- _Supplied data_
** begin **

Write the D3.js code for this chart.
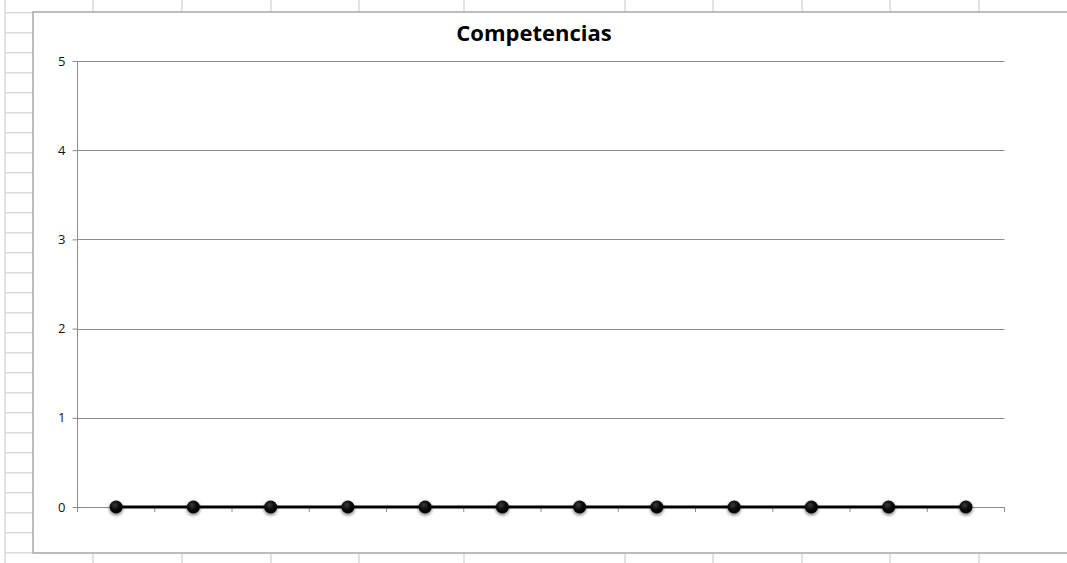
<!DOCTYPE html>
<html>
<head>
<meta charset="utf-8">
<script src="https://cdn.jsdelivr.net/npm/d3@7"></script>
<style>
  html, body { margin: 0; padding: 0; background: #fff; }
  svg { display: block; }
</style>
</head>
<body>
<svg id="chart" width="1067" height="563"></svg>
<script>
// data
var categories = ["1", "2", "3", "4", "5", "6", "7", "8", "9", "10", "11", "12"];
var values = [0, 0, 0, 0, 0, 0, 0, 0, 0, 0, 0, 0];
var yTicks = [0, 1, 2, 3, 4, 5];
var title = "Competencias";

// spreadsheet grid behind the chart
var sheetCols = [5, 93, 182, 271, 359, 464, 625, 713, 802, 890, 979];

var width = 1067, height = 563;
var svg = d3.select("#chart");

var sheet = svg.append("g").attr("class", "sheet");
sheet.selectAll("line.col")
  .data(sheetCols)
  .enter().append("line")
  .attr("x1", d => d).attr("x2", d => d)
  .attr("y1", 0).attr("y2", height)
  .style("stroke", "#dadada").style("stroke-width", 1.5);
sheet.selectAll("line.row")
  .data(d3.range(0, 28))
  .enter().append("line")
  .attr("x1", 5).attr("x2", 33)
  .attr("y1", d => 12.7 + d * 20).attr("y2", d => 12.7 + d * 20)
  .style("stroke", "#dadada").style("stroke-width", 1.5);

// chart box (runs off the right edge)
svg.append("rect")
  .attr("x", 33).attr("y", 12)
  .attr("width", width).attr("height", 541)
  .style("fill", "#fff");
svg.append("path")
  .attr("d", "M" + (width + 2) + ",12H33V553H" + (width + 2))
  .style("fill", "none")
  .style("stroke", "#a8a8a8").style("stroke-width", 1.5);

var margin = {left: 77.5, right: 1004.5, top: 61, bottom: 507};

var x = d3.scaleBand().domain(categories).range([margin.left, margin.right]);
var y = d3.scaleLinear().domain([0, 5]).range([margin.bottom, margin.top]);

// gridlines
svg.append("g")
  .selectAll("line")
  .data(yTicks.filter(d => d > 0))
  .enter().append("line")
  .attr("x1", margin.left).attr("x2", margin.right)
  .attr("y1", d => Math.round(y(d)) + 0.5).attr("y2", d => Math.round(y(d)) + 0.5)
  .style("stroke", "#8c8c8c").style("stroke-width", 1);

// y axis
var yAxis = svg.append("g")
  .attr("transform", "translate(" + margin.left + ",0)")
  .call(d3.axisLeft(y).tickValues(yTicks).tickSize(5).tickPadding(7).tickFormat(d3.format("d")));
yAxis.select(".domain").attr("d", "M0," + margin.top + "V" + (margin.bottom + 5));
yAxis.selectAll("path, line").style("stroke", "#8c8c8c");
yAxis.attr("font-size", null).attr("font-family", null);
yAxis.selectAll("text")
  .style("font-family", "'Open Sans', sans-serif").style("font-size", "13px").style("fill", "#111");

// x axis: ticks between categories
var bounds = categories.map(c => x(c)).concat([margin.right]);
var xAxis = svg.append("g");
xAxis.append("line")
  .attr("x1", margin.left).attr("x2", margin.right)
  .attr("y1", y(0) + 0.5).attr("y2", y(0) + 0.5)
  .style("stroke", "#8c8c8c");
xAxis.selectAll("line.tick")
  .data(bounds)
  .enter().append("line")
  .attr("class", "tick")
  .attr("x1", d => d).attr("x2", d => d)
  .attr("y1", y(0)).attr("y2", y(0) + 5)
  .style("stroke", "#8c8c8c");

// marker style
var defs = svg.append("defs");
var grad = defs.append("radialGradient").attr("id", "dot").attr("cx", "40%").attr("cy", "35%").attr("r", "65%");
grad.append("stop").attr("offset", "0%").attr("stop-color", "#3a3a3a");
grad.append("stop").attr("offset", "55%").attr("stop-color", "#0a0a0a");
grad.append("stop").attr("offset", "100%").attr("stop-color", "#000");
var blur = defs.append("filter").attr("id", "shadow").attr("x", "-50%").attr("y", "-50%").attr("width", "200%").attr("height", "200%");
blur.append("feGaussianBlur").attr("stdDeviation", 1.5);

// series line
var line = d3.line()
  .x((d, i) => x(categories[i]) + x.bandwidth() / 2)
  .y(d => y(d));

svg.append("path")
  .datum(values)
  .attr("d", line)
  .style("fill", "none")
  .style("stroke", "#000")
  .style("stroke-width", 3);

var dots = svg.append("g");
dots.selectAll("circle.sh")
  .data(values)
  .enter().append("circle")
  .attr("cx", (d, i) => x(categories[i]) + x.bandwidth() / 2)
  .attr("cy", d => y(d) + 1.5)
  .attr("r", 7)
  .attr("filter", "url(#shadow)")
  .style("fill", "#000").style("opacity", 0.45);
dots.selectAll("circle.pt")
  .data(values)
  .enter().append("circle")
  .attr("cx", (d, i) => x(categories[i]) + x.bandwidth() / 2)
  .attr("cy", d => y(d))
  .attr("r", 6.5)
  .style("fill", "url(#dot)");

// title
svg.append("text")
  .attr("x", 534).attr("y", 41)
  .attr("text-anchor", "middle")
  .style("font-family", "'Open Sans', sans-serif")
  .style("font-weight", "bold")
  .style("font-size", "22px")
  .style("fill", "#000")
  .text(title);
</script>
</body>
</html>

** end **

- _Given problem_
Skip every picture and transcribe the data above exactly.

- _Result of the exercise_
Write the D3.js code for this chart.
<!DOCTYPE html>
<html>
<head>
<meta charset="utf-8">
<script src="https://cdn.jsdelivr.net/npm/d3@7"></script>
<style>
  html, body { margin: 0; padding: 0; background: #fff; }
  svg { display: block; }
</style>
</head>
<body>
<svg id="chart" width="1067" height="563"></svg>
<script>
// data
var categories = ["1", "2", "3", "4", "5", "6", "7", "8", "9", "10", "11", "12"];
var values = [0, 0, 0, 0, 0, 0, 0, 0, 0, 0, 0, 0];
var yTicks = [0, 1, 2, 3, 4, 5];
var title = "Competencias";

// spreadsheet grid behind the chart
var sheetCols = [5, 93, 182, 271, 359, 464, 625, 713, 802, 890, 979];

var width = 1067, height = 563;
var svg = d3.select("#chart");

var sheet = svg.append("g").attr("class", "sheet");
sheet.selectAll("line.col")
  .data(sheetCols)
  .enter().append("line")
  .attr("x1", d => d).attr("x2", d => d)
  .attr("y1", 0).attr("y2", height)
  .style("stroke", "#dadada").style("stroke-width", 1.5);
sheet.selectAll("line.row")
  .data(d3.range(0, 28))
  .enter().append("line")
  .attr("x1", 5).attr("x2", 33)
  .attr("y1", d => 12.7 + d * 20).attr("y2", d => 12.7 + d * 20)
  .style("stroke", "#dadada").style("stroke-width", 1.5);

// chart box (runs off the right edge)
svg.append("rect")
  .attr("x", 33).attr("y", 12)
  .attr("width", width).attr("height", 541)
  .style("fill", "#fff");
svg.append("path")
  .attr("d", "M" + (width + 2) + ",12H33V553H" + (width + 2))
  .style("fill", "none")
  .style("stroke", "#a8a8a8").style("stroke-width", 1.5);

var margin = {left: 77.5, right: 1004.5, top: 61, bottom: 507};

var x = d3.scaleBand().domain(categories).range([margin.left, margin.right]);
var y = d3.scaleLinear().domain([0, 5]).range([margin.bottom, margin.top]);

// gridlines
svg.append("g")
  .selectAll("line")
  .data(yTicks.filter(d => d > 0))
  .enter().append("line")
  .attr("x1", margin.left).attr("x2", margin.right)
  .attr("y1", d => Math.round(y(d)) + 0.5).attr("y2", d => Math.round(y(d)) + 0.5)
  .style("stroke", "#8c8c8c").style("stroke-width", 1);

// y axis
var yAxis = svg.append("g")
  .attr("transform", "translate(" + margin.left + ",0)")
  .call(d3.axisLeft(y).tickValues(yTicks).tickSize(5).tickPadding(7).tickFormat(d3.format("d")));
yAxis.select(".domain").attr("d", "M0," + margin.top + "V" + (margin.bottom + 5));
yAxis.selectAll("path, line").style("stroke", "#8c8c8c");
yAxis.attr("font-size", null).attr("font-family", null);
yAxis.selectAll("text")
  .style("font-family", "'Open Sans', sans-serif").style("font-size", "13px").style("fill", "#111");

// x axis: ticks between categories
var bounds = categories.map(c => x(c)).concat([margin.right]);
var xAxis = svg.append("g");
xAxis.append("line")
  .attr("x1", margin.left).attr("x2", margin.right)
  .attr("y1", y(0) + 0.5).attr("y2", y(0) + 0.5)
  .style("stroke", "#8c8c8c");
xAxis.selectAll("line.tick")
  .data(bounds)
  .enter().append("line")
  .attr("class", "tick")
  .attr("x1", d => d).attr("x2", d => d)
  .attr("y1", y(0)).attr("y2", y(0) + 5)
  .style("stroke", "#8c8c8c");

// marker style
var defs = svg.append("defs");
var grad = defs.append("radialGradient").attr("id", "dot").attr("cx", "40%").attr("cy", "35%").attr("r", "65%");
grad.append("stop").attr("offset", "0%").attr("stop-color", "#3a3a3a");
grad.append("stop").attr("offset", "55%").attr("stop-color", "#0a0a0a");
grad.append("stop").attr("offset", "100%").attr("stop-color", "#000");
var blur = defs.append("filter").attr("id", "shadow").attr("x", "-50%").attr("y", "-50%").attr("width", "200%").attr("height", "200%");
blur.append("feGaussianBlur").attr("stdDeviation", 1.5);

// series line
var line = d3.line()
  .x((d, i) => x(categories[i]) + x.bandwidth() / 2)
  .y(d => y(d));

svg.append("path")
  .datum(values)
  .attr("d", line)
  .style("fill", "none")
  .style("stroke", "#000")
  .style("stroke-width", 3);

var dots = svg.append("g");
dots.selectAll("circle.sh")
  .data(values)
  .enter().append("circle")
  .attr("cx", (d, i) => x(categories[i]) + x.bandwidth() / 2)
  .attr("cy", d => y(d) + 1.5)
  .attr("r", 7)
  .attr("filter", "url(#shadow)")
  .style("fill", "#000").style("opacity", 0.45);
dots.selectAll("circle.pt")
  .data(values)
  .enter().append("circle")
  .attr("cx", (d, i) => x(categories[i]) + x.bandwidth() / 2)
  .attr("cy", d => y(d))
  .attr("r", 6.5)
  .style("fill", "url(#dot)");

// title
svg.append("text")
  .attr("x", 534).attr("y", 41)
  .attr("text-anchor", "middle")
  .style("font-family", "'Open Sans', sans-serif")
  .style("font-weight", "bold")
  .style("font-size", "22px")
  .style("fill", "#000")
  .text(title);
</script>
</body>
</html>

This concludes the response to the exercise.